Hace tiempo que la huella del hombre sobre la tierra se ha convertido en el eje central de programas, bienales, textos y obras. Lo vemos de manera clara en estos días en la exposición 2120 del Patio Herreriano de Valladolid y resuena a modo de bajo continuo en Rascando la superficie, en la galería Travesía Cuatro. Esta última centra el foco en las huellas materiales –no sólo orgánicas, sino también artificiales– que encontramos en la corteza terrestre y lo hace convirtiendo a los artistas participantes en arqueólogos de nuestro presente. Así, estos espigadores contemporáneos son testigos de una naturaleza que convive a marchas forzadas con los plásticos, de ciudades en las que las plantas se marchitan, los objetos pierden sentido cuando caduca su uso y en las que la robótica comienza a asomarse. El quid de la cuestión no es tanto la emergencia climática sino las distintas capas de vida que podemos rastrear aquí y ahora.
Hablamos de un mismo lugar (la Tierra) y un mismo tiempo (el siglo XXI) cuando paseamos entre las telas cubiertas a brochazos por Vivian Suter (Buenos Aires, 1949). La artista lleva años refugiada en una aldea guatemalteca donde trabaja a la intemperie. Cuelga sus lienzos en medio de la selva –parecido a como lucen ahora en la galería– dejando que las inclemencias metereológicas e incluso los animales actúen directamente sobre ellos. Borra con su práctica los límites entre lo humano y la naturaleza del mismo modo que la joven Lucía Bayón (Madrid, 1994) acude a materiales naturales que reúne en combinaciones imposibles de pulpa de papel, harina, piedra pómez o almidón. Moldea con la argamasa resultante recipientes que muestra apilados o distribuidos por el suelo y cuyo aspecto pesado poco tiene que ver con su realidad liviana. Justo lo contrario a la especie de pila bautismal de obsidiana de Tania Pérez Córdova (México DF, 1979), situada en frente, aunque las dos incidan en su discurso en los objetos vividos.

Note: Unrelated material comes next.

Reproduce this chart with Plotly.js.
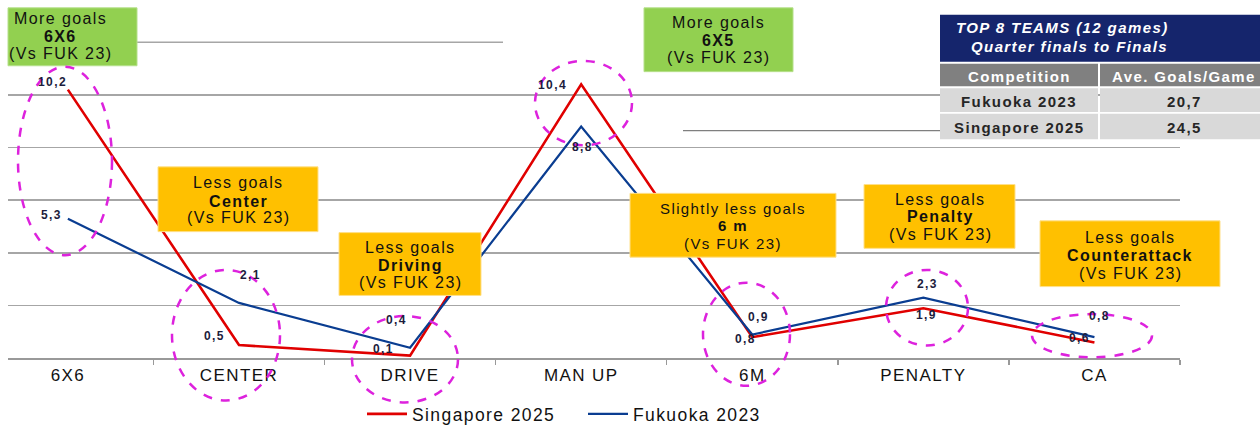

Un montaje y una selección de obras muy cuidados que incluye a artistas poco habituales en nuestro circuito
Hay en toda la muestra un cierto sabor animista que se asoma en las esculturas hiperrealistas de Álvaro Urbano (Madrid,1983). El nuevo fichaje de la galería (con exposición individual prevista para primavera de 2021) presenta de nuevo aquí las piezas de una oficina abandonada –una planta mustia y un puñado de cartas que nadie ha pasado a recoger– que ya vimos en la excepcional presentación de la galería Chert Lüdde en ARCO.

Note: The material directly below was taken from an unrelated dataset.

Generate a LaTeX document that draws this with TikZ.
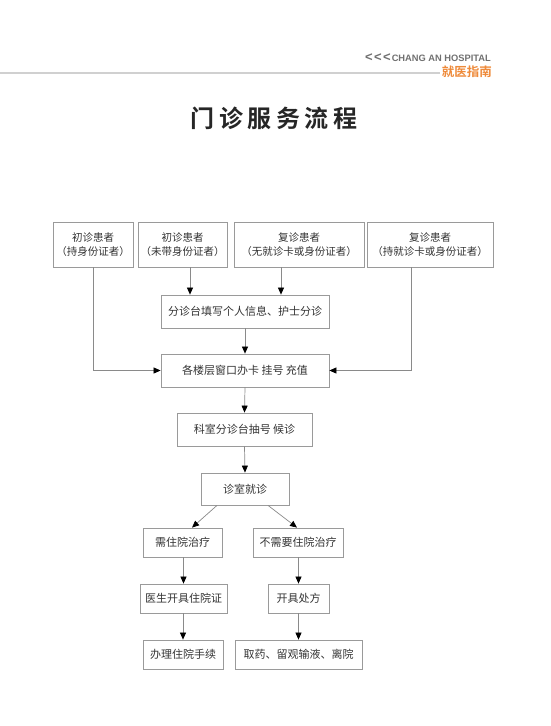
\documentclass[tikz,border=0pt]{standalone}
\usepackage{fontspec}
\setmainfont{Liberation Sans}
\newfontfamily\cjk{Noto Sans CJK SC}
\newfontfamily\cjkb{Noto Sans CJK SC Bold}
\newfontfamily\hdr{Liberation Sans}
\usetikzlibrary{arrows.meta}
\definecolor{linegray}{HTML}{8A8A8A}
\definecolor{boxgray}{HTML}{9A9A9A}
\definecolor{textgray}{HTML}{333333}
\definecolor{orangeh}{HTML}{EE8A3A}
\definecolor{rulegray}{HTML}{D0D0D0}
\definecolor{hdrgray}{HTML}{707070}
\begin{document}
\begin{tikzpicture}[x=1pt,y=-1pt,
  box/.style={draw=boxgray, line width=0.8pt, inner sep=0pt, text=textgray,
    font=\cjk\fontsize{11}{14}\selectfont, align=center, minimum height=30pt},
  topbox/.style={box, minimum height=45pt, font=\cjk\fontsize{10.5}{14}\selectfont},
  arr/.style={draw=linegray, line width=0.7pt, -{Triangle[width=6pt,length=7pt,fill=black,color=black]}},
  ln/.style={draw=linegray, line width=0.7pt}]
\useasboundingbox (0,0) rectangle (551,726);
% header
\node[anchor=east, text=hdrgray, font=\hdr\bfseries\fontsize{9.3}{10}\selectfont, inner sep=0pt] (hosp) at (491,57.5) {{\fontsize{13}{13}\selectfont\raisebox{-0.3pt}{<\hspace{1.5pt}<\hspace{1.5pt}<}}\hspace{1pt}CHANG AN HOSPITAL};
\node[anchor=east, text=orangeh, font=\cjkb\fontsize{12.5}{14}\selectfont, inner sep=0pt] (guide) at (492,72) {就医指南};
\coordinate (rl) at (0,73);
\draw[rulegray, line width=1.2pt] (rl) -- ([xshift=-2pt]guide.west |- rl);
% title
\node[text=black!85, font=\cjkb\fontsize{24}{28}\selectfont, inner sep=0pt] (title) at (274,118) {门\hspace{4.5pt}诊\hspace{4.5pt}服\hspace{4.5pt}务\hspace{4.5pt}流\hspace{4.5pt}程};
% top row
\node[topbox, minimum width=80pt] (b1) at (93,244.5) {初诊患者\\（持身份证者）};
\node[topbox, minimum width=89pt] (b2) at (182.5,244.5) {初诊患者\\（未带身份证者）};
\node[topbox, minimum width=130pt] (b3) at (299,244.5) {复诊患者\\（无就诊卡或身份证者）};
\node[topbox, minimum width=126pt] (b4) at (430,244.5) {复诊患者\\（持就诊卡或身份证者）};
% middle
\node[box, minimum width=168pt, minimum height=33pt] (fz) at (245,311.5) {分诊台填写个人信息、护士分诊};
\node[box, minimum width=168pt, minimum height=33pt] (bk) at (245,370.5) {各楼层窗口办卡\ 挂号\ 充值};
\node[box, minimum width=135pt, minimum height=33pt] (ks) at (244.5,429.5) {科室分诊台抽号 候诊};
\node[box, minimum width=88pt, minimum height=32pt] (zs) at (245,489) {诊室就诊};
% branches
\node[box, minimum width=79pt, minimum height=29pt] (zy) at (182.5,542.5) {需住院治疗};
\node[box, minimum width=90pt, minimum height=29pt] (bz) at (298,542.5) {不需要住院治疗};
\node[box, minimum width=87pt, minimum height=29pt] (yz) at (183.5,598.5) {医生开具住院证};
\node[box, minimum width=61pt, minimum height=29pt] (kj) at (298.5,598.5) {开具处方};
\node[box, minimum width=80pt, minimum height=29pt] (bl) at (183,654.5) {办理住院手续};
\node[box, minimum width=127pt, minimum height=29pt] (qy) at (298.5,654.5) {取药、留观输液、离院};
% connectors
\draw[arr] ([xshift=7.5pt]b2.south) -- ([xshift=7.5pt]b2.south |- fz.north);
\draw[arr] ([xshift=-18pt]b3.south) -- ([xshift=-18pt]b3.south |- fz.north);
\draw[arr] (b1.south) |- (bk.west);
\draw[arr] ([xshift=-19pt]b4.south) |- (bk.east);
\draw[arr] (fz.south) -- (bk.north);
\draw[arr] (bk.south) -- (ks.north);
\draw[arr] (ks.south) -- (zs.north);
\draw[arr] ([xshift=-28pt]zs.south) -- ([xshift=9.5pt]zy.north);
\draw[arr] ([xshift=23pt]zs.south) -- ([xshift=-1pt]bz.north);
\draw[arr] (zy.south -| yz.north) -- (yz.north);
\draw[arr] (yz.south -| bl.north) -- (bl.north);
\draw[arr] (bz.south -| kj.north) -- (kj.north);
\draw[arr] (kj.south) -- (qy.north);
\end{tikzpicture}
\end{document}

El tiempo se ha suspendido en este escenario en el que pesa la ausencia. Igual que la vida se ha detenido en las piezas de Sara Ramo (Madrid, 1975), las más netamente arqueológicas de todo el conjunto, presentadas como un muestrario sobre una gran peana. Estos hatillos que oscilan entre formas de atributos sexuales y antiguos exvotos para ritos de la fertilidad apresan decenas de objetos, e historias, que las vecinas de la artista en São Paulo –un colectivo de prostitutas trans– le regalaron, y crean un festival de materiales textiles, hilos y gomas, pelo y bisutería. Esta fusión de lo cotidiano, lo mágico y la denuncia, recuerda a los escondites de su lindalocaviejabruja en la sala de protocolo del Museo Reina Sofía.

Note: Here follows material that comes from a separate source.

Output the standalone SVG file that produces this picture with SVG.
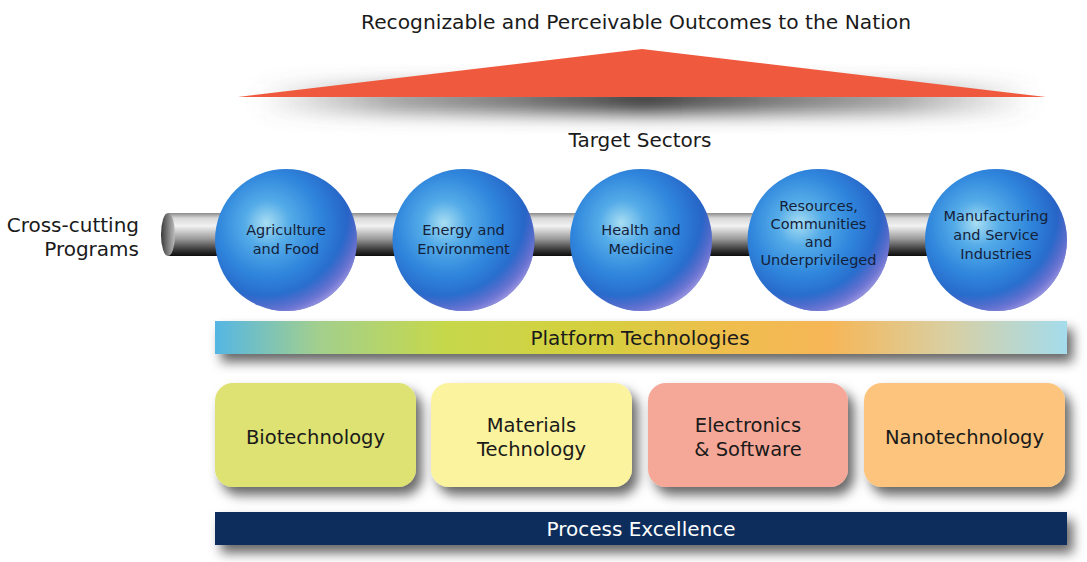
<svg xmlns="http://www.w3.org/2000/svg" width="1087" height="562" viewBox="0 0 1087 562">
<defs>
<style>
.t{font-family:"DejaVu Sans","Open Sans","Liberation Sans",sans-serif;fill:#1a1a1a;}
.big{font-size:20px;}
.box{font-size:19.5px;}
.sec{font-size:14.5px;fill:#14213a;}
</style>
<linearGradient id="pipe" x1="0" y1="0" x2="0" y2="1">
<stop offset="0" stop-color="#8c8c8c"/>
<stop offset="0.12" stop-color="#d8d8d8"/>
<stop offset="0.3" stop-color="#f2f2f2"/>
<stop offset="0.6" stop-color="#9a9a9a"/>
<stop offset="0.85" stop-color="#3a3a3a"/>
<stop offset="1" stop-color="#0c0c0c"/>
</linearGradient>
<linearGradient id="cap" x1="0" y1="0" x2="1" y2="0">
<stop offset="0" stop-color="#3a3a3a"/>
<stop offset="0.6" stop-color="#8a8a8a"/>
<stop offset="1" stop-color="#bdbdbd"/>
</linearGradient>
<radialGradient id="ball" cx="0.4" cy="0.4" r="0.72" fx="0.36" fy="0.38">
<stop offset="0" stop-color="#a8def3"/>
<stop offset="0.22" stop-color="#55ace8"/>
<stop offset="0.5" stop-color="#2f86dc"/>
<stop offset="0.75" stop-color="#2766c8"/>
<stop offset="1" stop-color="#2348a8"/>
</radialGradient>
<radialGradient id="rim" cx="0.34" cy="0.3" r="0.8">
<stop offset="0.74" stop-color="#8f7ad8" stop-opacity="0"/>
<stop offset="0.88" stop-color="#9a86e0" stop-opacity="0.6"/>
<stop offset="1" stop-color="#d0c0f4" stop-opacity="0.95"/>
</radialGradient>
<linearGradient id="plat" x1="0" y1="0" x2="1" y2="0">
<stop offset="0" stop-color="#55b6e4"/>
<stop offset="0.12" stop-color="#a2cf8e"/>
<stop offset="0.27" stop-color="#c6d84a"/>
<stop offset="0.45" stop-color="#d6cf3e"/>
<stop offset="0.6" stop-color="#efbe4e"/>
<stop offset="0.72" stop-color="#f6b656"/>
<stop offset="0.86" stop-color="#d9cfa2"/>
<stop offset="1" stop-color="#a4dcec"/>
</linearGradient>
<linearGradient id="trishadow" x1="0" y1="0" x2="1" y2="0">
<stop offset="0" stop-color="#666" stop-opacity="0"/>
<stop offset="0.18" stop-color="#555" stop-opacity="0.55"/>
<stop offset="0.5" stop-color="#3a3a3a" stop-opacity="1"/>
<stop offset="0.82" stop-color="#555" stop-opacity="0.55"/>
<stop offset="1" stop-color="#666" stop-opacity="0"/>
</linearGradient>
<filter id="sh" x="-10%" y="-30%" width="125%" height="190%">
<feDropShadow dx="6" dy="8" stdDeviation="6" flood-color="#000" flood-opacity="0.6"/>
</filter>
<filter id="blur" x="-20%" y="-150%" width="140%" height="400%">
<feGaussianBlur stdDeviation="9"/>
</filter>
</defs>
<rect width="1087" height="562" fill="#ffffff"/>

<g id="outcomes">
<text class="t big" x="636" y="29" text-anchor="middle" textLength="550" lengthAdjust="spacingAndGlyphs">Recognizable and Perceivable Outcomes to the Nation</text>
<rect x="255" y="84" width="780" height="30" fill="url(#trishadow)" filter="url(#blur)"/>
<polygon points="238,97 642,49 1046,97" fill="#ef5a3e"/>
</g>

<g id="target-sectors-label">
<text class="t big" x="640" y="147" text-anchor="middle">Target Sectors</text>
</g>

<g id="cross-cutting">
<text class="t big" x="139" y="232" text-anchor="end">Cross-cutting</text>
<text class="t big" x="139" y="256" text-anchor="end">Programs</text>
</g>

<g id="connectors">
<rect x="168" y="213" width="830" height="43" fill="url(#pipe)"/>
<ellipse cx="168" cy="234.5" rx="7" ry="21.5" fill="url(#cap)"/>
</g>

<g id="agriculture">
<circle cx="286" cy="240" r="71" fill="url(#ball)"/>
<circle cx="286" cy="240" r="71" fill="url(#rim)"/>
<text class="t sec" x="286" y="235" text-anchor="middle">Agriculture</text>
<text class="t sec" x="286" y="254" text-anchor="middle">and Food</text>
</g>
<g id="energy">
<circle cx="463.5" cy="240" r="71" fill="url(#ball)"/>
<circle cx="463.5" cy="240" r="71" fill="url(#rim)"/>
<text class="t sec" x="463.5" y="235" text-anchor="middle">Energy and</text>
<text class="t sec" x="463.5" y="254" text-anchor="middle">Environment</text>
</g>
<g id="health">
<circle cx="641" cy="240" r="71" fill="url(#ball)"/>
<circle cx="641" cy="240" r="71" fill="url(#rim)"/>
<text class="t sec" x="641" y="235" text-anchor="middle">Health and</text>
<text class="t sec" x="641" y="254" text-anchor="middle">Medicine</text>
</g>
<g id="resources">
<circle cx="818.5" cy="240" r="71" fill="url(#ball)"/>
<circle cx="818.5" cy="240" r="71" fill="url(#rim)"/>
<text class="t sec" x="818.5" y="211" text-anchor="middle">Resources,</text>
<text class="t sec" x="818.5" y="229" text-anchor="middle">Communities</text>
<text class="t sec" x="818.5" y="247" text-anchor="middle">and</text>
<text class="t sec" x="818.5" y="265" text-anchor="middle">Underprivileged</text>
</g>
<g id="manufacturing">
<circle cx="996" cy="240" r="71" fill="url(#ball)"/>
<circle cx="996" cy="240" r="71" fill="url(#rim)"/>
<text class="t sec" x="996" y="221" text-anchor="middle">Manufacturing</text>
<text class="t sec" x="996" y="240" text-anchor="middle">and Service</text>
<text class="t sec" x="996" y="259" text-anchor="middle">Industries</text>
</g>

<g id="platform">
<rect x="215" y="321" width="852" height="33" fill="url(#plat)" filter="url(#sh)"/>
<text class="t big" x="640" y="345" text-anchor="middle">Platform Technologies</text>
</g>

<g id="biotechnology">
<rect x="215" y="383" width="201" height="104" rx="18" fill="#dde273" filter="url(#sh)"/>
<text class="t box" x="315.5" y="444" text-anchor="middle">Biotechnology</text>
</g>
<g id="materials">
<rect x="431" y="383" width="201" height="104" rx="18" fill="#fbf39e" filter="url(#sh)"/>
<text class="t box" x="531.5" y="432" text-anchor="middle">Materials</text>
<text class="t box" x="531.5" y="456" text-anchor="middle">Technology</text>
</g>
<g id="electronics">
<rect x="648" y="383" width="200" height="104" rx="18" fill="#f6a898" filter="url(#sh)"/>
<text class="t box" x="748" y="432" text-anchor="middle">Electronics</text>
<text class="t box" x="748" y="456" text-anchor="middle">&amp; Software</text>
</g>
<g id="nanotechnology">
<rect x="864" y="383" width="201" height="104" rx="18" fill="#fcc47c" filter="url(#sh)"/>
<text class="t box" x="964.5" y="444" text-anchor="middle">Nanotechnology</text>
</g>

<g id="process">
<rect x="215" y="512" width="852" height="33" fill="#0c2d5c" filter="url(#sh)"/>
<text class="t big" x="641" y="536" text-anchor="middle" style="fill:#ffffff">Process Excellence</text>
</g>
</svg>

Tienen mucho peso en toda la propuesta dos tendencias muy presentes en las prácticas artísticas actuales: el tema (la huella del hombre en el planeta) y la utilización de materiales de desecho, ingredientes muy accesibles que reflejan de manera fiel nuestro entorno. Samara Scott (Londres, 1985) encapsula en una caja de metacrilato plásticos, cables, trozos de metal y blísteres que flotan en un colorido líquido casi amniótico. Los desechos se transforman aquí en hermosas composiciones que podrían ser el resumen de toda la exposición. No es esta la típica colectiva para rellenar el final de la temporada, sino un montaje y una selección de obras muy cuidados. Incluye a artistas poco habituales en nuestro circuito nacional (algo que se agradece) y sólo dos de ellos pertenecen a la nómina de la casa (Sara Ramo y Álvaro Urbano).
Entre las novedades, Korakrit Arunanondchai (Bangkok, 1986), al que vimos en la última Bienal de Venecia, que continúa con un vídeo la serie de trabajos en la que mezcla supersticiones, historia y política. Comienza con la cámara acariciando el rostro, las manos y, más tarde, la respiración de una anciana, señala las “cicatrices” de este “cuerpo sin vida” que es la Tierra, se deleita en lugares esplendorosos y acompaña a criaturas del futuro.